Enough with introducing new words to you. What is the algorithm that I propose that Dave should use? It's a very simple one actually. The algorithm is now quite simple to describe. Of course it takes a bit more effort to actually implement it. Given any graph, the first step that we do is we calculate a minimum spanning tree for that graph. That is something if you have had an algorithms class you know to be doable in polynomial time. That can be done in O(nÂ²) time for an in vertext graph. Then you take a walk along the tree, and you can guess that that can be done in polynomial time as well. The running time of this alogirthm here in total---so it's a polynomial time algorithm. Now where I probably need to convince you is that this is actually a good approximation algorithm, because it sounds so simple again doesn't it? My claim now is, as I've written here, that this is an approximation algorithm for shortest tour. Actually it's a constant factor approximation algorithm for that problem. So how come? Well, since you already saw one constant factor approximation algorithm, I am actually going to let you figure this out. Let's start out by taking 2 numbers and comparing them. The first number is the weight of the minimum spanning tree, and by weight I simply mean if you take the sum over all edges that are in the spanning tree, that's what I will call the weight of the spanning tree. The second one is going to be the length of the shortest tour for the network. Now first of all I would like you to tell me what you can say about these 2 numbers. How do they compare? Is the weight of the tree smaller than the length of the shortest tour? Is it smaller than or equal to the length of the shortest tour? Are both the same value? Or is the weight of the tree larger than or equal to the length of the shortest tour? Or is it always larger than the length of the shortest tour? Please select which one is correct here.
And the answer here is that the weight of the tree is always smaller than the length of the shortest tour.

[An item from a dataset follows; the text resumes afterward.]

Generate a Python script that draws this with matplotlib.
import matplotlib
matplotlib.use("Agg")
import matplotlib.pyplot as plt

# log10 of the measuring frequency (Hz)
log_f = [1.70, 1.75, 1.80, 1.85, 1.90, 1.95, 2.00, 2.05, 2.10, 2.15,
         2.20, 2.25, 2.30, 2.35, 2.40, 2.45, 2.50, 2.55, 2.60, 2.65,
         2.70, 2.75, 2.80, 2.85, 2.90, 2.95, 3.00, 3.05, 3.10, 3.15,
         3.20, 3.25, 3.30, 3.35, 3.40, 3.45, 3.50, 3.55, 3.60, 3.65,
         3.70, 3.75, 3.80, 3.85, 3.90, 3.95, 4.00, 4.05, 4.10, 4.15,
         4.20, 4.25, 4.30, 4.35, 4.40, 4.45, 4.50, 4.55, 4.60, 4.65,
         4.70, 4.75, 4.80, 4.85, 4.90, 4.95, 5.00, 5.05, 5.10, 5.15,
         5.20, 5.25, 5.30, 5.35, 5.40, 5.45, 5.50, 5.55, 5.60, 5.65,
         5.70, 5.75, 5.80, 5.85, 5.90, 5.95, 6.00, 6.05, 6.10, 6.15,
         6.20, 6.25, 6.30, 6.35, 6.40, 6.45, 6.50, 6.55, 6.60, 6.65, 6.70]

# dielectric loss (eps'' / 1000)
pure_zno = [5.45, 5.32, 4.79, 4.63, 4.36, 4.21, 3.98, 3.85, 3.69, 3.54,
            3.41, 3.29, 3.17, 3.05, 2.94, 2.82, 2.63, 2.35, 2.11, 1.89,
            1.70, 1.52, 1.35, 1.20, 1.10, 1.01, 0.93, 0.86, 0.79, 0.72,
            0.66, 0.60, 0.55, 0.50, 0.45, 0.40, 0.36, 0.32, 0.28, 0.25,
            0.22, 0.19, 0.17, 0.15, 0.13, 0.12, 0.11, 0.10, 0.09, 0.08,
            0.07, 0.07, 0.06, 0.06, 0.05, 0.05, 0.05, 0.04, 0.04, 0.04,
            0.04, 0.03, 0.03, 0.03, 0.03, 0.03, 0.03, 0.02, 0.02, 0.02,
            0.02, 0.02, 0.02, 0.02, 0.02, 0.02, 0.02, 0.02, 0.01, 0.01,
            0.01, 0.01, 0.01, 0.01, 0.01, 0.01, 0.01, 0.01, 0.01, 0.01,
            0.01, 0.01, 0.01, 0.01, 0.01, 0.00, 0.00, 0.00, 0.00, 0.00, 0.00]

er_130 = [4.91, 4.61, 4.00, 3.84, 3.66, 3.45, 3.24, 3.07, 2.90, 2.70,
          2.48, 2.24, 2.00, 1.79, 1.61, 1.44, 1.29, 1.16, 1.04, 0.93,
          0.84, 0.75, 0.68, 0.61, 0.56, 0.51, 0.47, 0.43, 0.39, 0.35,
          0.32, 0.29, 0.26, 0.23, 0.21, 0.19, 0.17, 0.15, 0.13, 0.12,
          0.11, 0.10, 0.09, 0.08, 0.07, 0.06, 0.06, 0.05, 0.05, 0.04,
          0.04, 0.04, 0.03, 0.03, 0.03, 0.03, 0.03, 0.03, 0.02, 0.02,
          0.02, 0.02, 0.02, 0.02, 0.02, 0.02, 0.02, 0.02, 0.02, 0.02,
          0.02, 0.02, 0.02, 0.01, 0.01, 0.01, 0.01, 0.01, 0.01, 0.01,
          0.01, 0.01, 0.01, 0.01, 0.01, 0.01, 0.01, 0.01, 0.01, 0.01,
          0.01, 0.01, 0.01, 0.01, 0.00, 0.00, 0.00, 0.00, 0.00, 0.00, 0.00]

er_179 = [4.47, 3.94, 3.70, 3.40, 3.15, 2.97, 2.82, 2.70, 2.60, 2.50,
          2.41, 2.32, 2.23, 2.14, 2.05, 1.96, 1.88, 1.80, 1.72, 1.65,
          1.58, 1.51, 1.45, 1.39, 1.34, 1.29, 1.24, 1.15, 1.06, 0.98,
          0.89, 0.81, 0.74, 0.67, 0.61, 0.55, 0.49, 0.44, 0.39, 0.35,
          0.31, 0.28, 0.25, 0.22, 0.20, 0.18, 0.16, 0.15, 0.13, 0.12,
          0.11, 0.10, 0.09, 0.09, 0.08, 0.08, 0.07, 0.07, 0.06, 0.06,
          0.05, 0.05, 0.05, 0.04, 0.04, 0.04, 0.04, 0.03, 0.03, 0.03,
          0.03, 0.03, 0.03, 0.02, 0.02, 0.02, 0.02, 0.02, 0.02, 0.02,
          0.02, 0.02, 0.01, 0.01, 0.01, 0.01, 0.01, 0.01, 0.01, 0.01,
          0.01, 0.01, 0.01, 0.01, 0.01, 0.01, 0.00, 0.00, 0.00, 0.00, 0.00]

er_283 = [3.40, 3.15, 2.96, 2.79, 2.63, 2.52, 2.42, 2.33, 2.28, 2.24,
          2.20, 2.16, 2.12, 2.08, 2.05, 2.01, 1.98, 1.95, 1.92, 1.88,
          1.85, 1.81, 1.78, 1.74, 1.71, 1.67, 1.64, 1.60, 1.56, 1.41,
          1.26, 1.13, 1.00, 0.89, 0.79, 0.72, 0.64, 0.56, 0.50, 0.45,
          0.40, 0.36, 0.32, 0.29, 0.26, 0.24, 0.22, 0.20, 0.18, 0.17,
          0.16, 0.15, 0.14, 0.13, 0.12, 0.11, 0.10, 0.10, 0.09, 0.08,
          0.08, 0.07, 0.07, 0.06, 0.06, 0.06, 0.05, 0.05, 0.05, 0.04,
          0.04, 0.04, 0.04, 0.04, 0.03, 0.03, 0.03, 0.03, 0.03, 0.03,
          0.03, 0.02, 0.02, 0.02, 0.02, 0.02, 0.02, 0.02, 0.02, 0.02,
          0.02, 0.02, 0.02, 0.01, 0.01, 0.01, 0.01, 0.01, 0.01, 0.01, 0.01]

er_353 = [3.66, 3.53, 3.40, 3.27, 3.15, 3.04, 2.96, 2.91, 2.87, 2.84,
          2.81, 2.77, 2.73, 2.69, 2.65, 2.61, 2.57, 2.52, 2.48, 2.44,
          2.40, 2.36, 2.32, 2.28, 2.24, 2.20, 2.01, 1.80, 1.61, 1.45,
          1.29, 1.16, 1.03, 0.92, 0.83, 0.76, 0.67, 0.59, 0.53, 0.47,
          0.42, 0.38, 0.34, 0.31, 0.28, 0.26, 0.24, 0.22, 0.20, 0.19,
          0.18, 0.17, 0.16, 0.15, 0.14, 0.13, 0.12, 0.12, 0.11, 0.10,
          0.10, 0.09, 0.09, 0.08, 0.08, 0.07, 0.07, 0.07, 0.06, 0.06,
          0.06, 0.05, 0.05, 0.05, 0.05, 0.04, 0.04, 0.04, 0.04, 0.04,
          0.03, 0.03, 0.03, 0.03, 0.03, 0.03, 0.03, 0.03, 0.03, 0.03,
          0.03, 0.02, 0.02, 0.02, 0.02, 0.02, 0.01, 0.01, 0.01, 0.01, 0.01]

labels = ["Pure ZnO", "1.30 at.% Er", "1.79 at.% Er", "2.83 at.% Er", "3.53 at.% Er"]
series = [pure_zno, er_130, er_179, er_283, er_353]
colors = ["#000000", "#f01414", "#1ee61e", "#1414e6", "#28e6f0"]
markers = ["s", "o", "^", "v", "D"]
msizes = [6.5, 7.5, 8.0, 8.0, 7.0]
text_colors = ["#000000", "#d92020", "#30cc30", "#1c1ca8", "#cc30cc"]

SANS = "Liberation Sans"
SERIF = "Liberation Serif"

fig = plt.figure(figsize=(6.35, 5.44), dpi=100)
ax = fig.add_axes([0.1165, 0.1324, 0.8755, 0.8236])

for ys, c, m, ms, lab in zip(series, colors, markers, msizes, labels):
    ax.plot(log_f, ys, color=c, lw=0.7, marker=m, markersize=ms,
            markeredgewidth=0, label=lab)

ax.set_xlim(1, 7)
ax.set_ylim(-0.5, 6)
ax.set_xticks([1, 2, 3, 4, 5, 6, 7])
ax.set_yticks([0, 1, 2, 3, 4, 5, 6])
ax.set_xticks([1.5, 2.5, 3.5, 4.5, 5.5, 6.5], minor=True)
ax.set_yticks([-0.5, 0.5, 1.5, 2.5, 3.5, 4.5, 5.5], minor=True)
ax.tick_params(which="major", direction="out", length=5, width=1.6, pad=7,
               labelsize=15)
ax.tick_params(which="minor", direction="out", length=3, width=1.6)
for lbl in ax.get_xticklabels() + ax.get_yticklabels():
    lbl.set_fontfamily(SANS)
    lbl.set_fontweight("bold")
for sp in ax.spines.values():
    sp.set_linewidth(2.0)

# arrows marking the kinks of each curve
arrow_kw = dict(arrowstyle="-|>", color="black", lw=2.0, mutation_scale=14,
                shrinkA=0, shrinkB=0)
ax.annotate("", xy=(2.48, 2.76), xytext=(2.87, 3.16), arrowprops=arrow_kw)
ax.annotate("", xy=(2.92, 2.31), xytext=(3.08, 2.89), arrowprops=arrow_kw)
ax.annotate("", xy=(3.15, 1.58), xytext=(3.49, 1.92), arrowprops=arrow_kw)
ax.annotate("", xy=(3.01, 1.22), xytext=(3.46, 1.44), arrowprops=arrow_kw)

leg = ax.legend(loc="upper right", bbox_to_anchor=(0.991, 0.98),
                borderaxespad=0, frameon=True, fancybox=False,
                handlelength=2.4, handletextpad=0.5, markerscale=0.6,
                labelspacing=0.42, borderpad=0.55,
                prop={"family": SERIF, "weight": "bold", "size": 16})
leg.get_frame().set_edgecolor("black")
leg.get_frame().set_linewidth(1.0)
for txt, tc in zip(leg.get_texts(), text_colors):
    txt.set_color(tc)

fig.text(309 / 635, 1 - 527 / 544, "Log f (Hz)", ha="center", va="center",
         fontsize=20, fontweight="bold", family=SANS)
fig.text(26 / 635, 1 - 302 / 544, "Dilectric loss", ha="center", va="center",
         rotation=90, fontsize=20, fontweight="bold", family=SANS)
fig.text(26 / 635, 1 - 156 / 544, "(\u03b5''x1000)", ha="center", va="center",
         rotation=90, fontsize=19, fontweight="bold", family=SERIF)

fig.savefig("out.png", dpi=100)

And the reason for that is the following: When you have a shortest tour for a given graph, then you can always transform the shortest tour into a spanning tree because the shortest tour visits each vertex at least once, so the connectedness is given. But, of course, a shortest tour always contains at least 1 cycle because you have to get back to the vertex where you started from. So you have to remove at least 1 edge from the shortest tour in order to make it a spanning tree. And then you have a spanning tree with a weight that is definitely less than the length of the shortest tour, because you have removed at least 1 edge. And now here, you even have a minimum spanning tree, so the weight of the minimum spanning tree must be even smaller. And that is why the weight of the minimum spanning tree is smaller than the length of the shortest tour.
Now I would like you to look at a third number, and that is this 1 here, the tour. So what is the length of the tour that this algorithm constructs here? And I'm going to give you 3 options here: Is it equal to the weight of the tree? And by tree I mean, of course, here, the minimum spanning tree. Is it equal to 2 times the weight of the tree? Or is the length of the tour, at most, 2 times the weight of the tree? And by tree I mean the minimum spanning tree here.

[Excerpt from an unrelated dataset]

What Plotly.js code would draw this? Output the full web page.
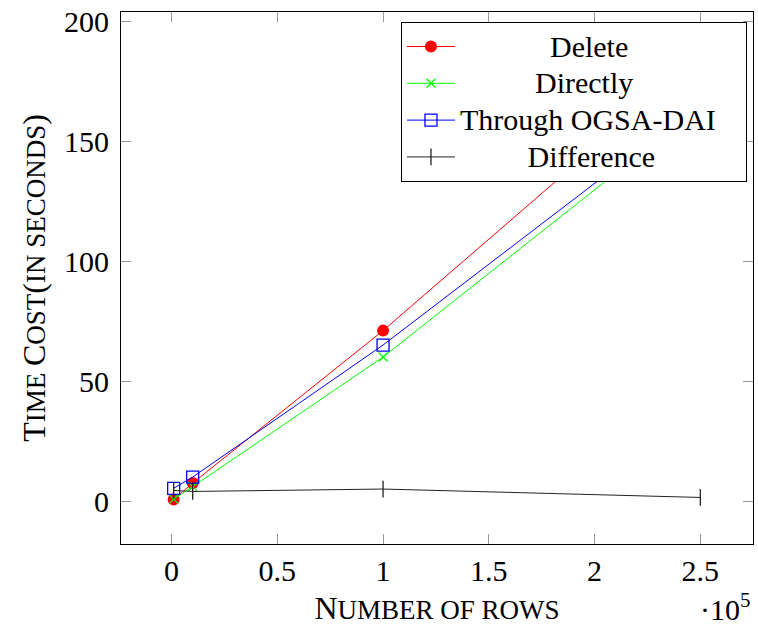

And the answer here is that the length of the tour is exactly 2 the weight of the spanning tree. That is because of the way that the walk was constructed, so you'll remember that when I just showed you how to walk along a spanning tree, or any tree for that matter, you use every edge exactly twice. So, if the weight of the tree is the sum of all the edges, then the length of the tour will be twice that number.
So now one final piece of information. Let's compare the length of the shortest tour for the input graph with the length of the tour that the algorithm computes. So, again we're going to have the length of this tour, and by this I mean the one output by the algorithm, and compare that to the length of the shortest tour. Again, I would like you to tell me what I should put here. Is the length of the tour computed by the algorithm smaller than the length of the shortest tour, is it at most as large, is it equal, is it bigger, or is it at least as large?
And of course, the part that is easy to see is that this is the shortest possible tour, so these two here cannot be true. And also this one here cannot be true because, after all, this is an approximation, and it is not guaranteed to give us the optimum solution. The question now is which one of these two here to choose. So is it always strictly smaller or can it be the same? And the correct answer here is that the length of the shortest tour can actually also be equal to the length of the tour output by the algorithm. It's not guaranteed to be, but it can be. And this could be the case, for example, if the input that we are given is already a tree, then the spanning tree will just be the input network itself. Then a shortest tour is indeed a walk along that tree. So in this case, you would have equality here. So length of the tour that we compute is at least as large as the length of the shortest tour but not always strictly bigger.
So now that we have 3 pieces of information, let's put these pieces together. So the first two that we will put together is the statement here on the second line and this one here on the third line. So we know that the length of the tour computed by the algorithm is exactly two times the weight of the minimum spanning tree. Now we will use the piece of information that we will have up here, so let's make a little bit more space down here. We know that the length of the shortest tour is larger than the weight of the minimum spanning tree, so we can put this part down here. Now isn't that beautiful. At least I think so. So the length of the shortest tour must lie somewhere in between the weight of the minimum spanning tree and the solution that you have just computed, which is twice the weight of the spanning tree. And this means that the algorithm I specified here is actually a constant factor approximation algorithm for shortest tour. Oh, I forgot to write the factor here. Well, of course I did that deliberately because this is going to be your final quiz for this algorithm. Please tell me what is the approximation factor, using this information we've just figured out, that this algorithm has for shortest tour?
And the approximation factor here is a 2, because the length of the shortest tour is larger than the weight of the tree. And the solution that we output is twice the weight of the tree, so it must lie somewhere in between here, which tells you that this solution here is at most twice as large as an optimum solution. So Dave can now be very happy because he has a factor 2 approximation algorithm for his problem. Which, of course, should he ask you, you can easily explain to him, because you figured out most of this by yourself.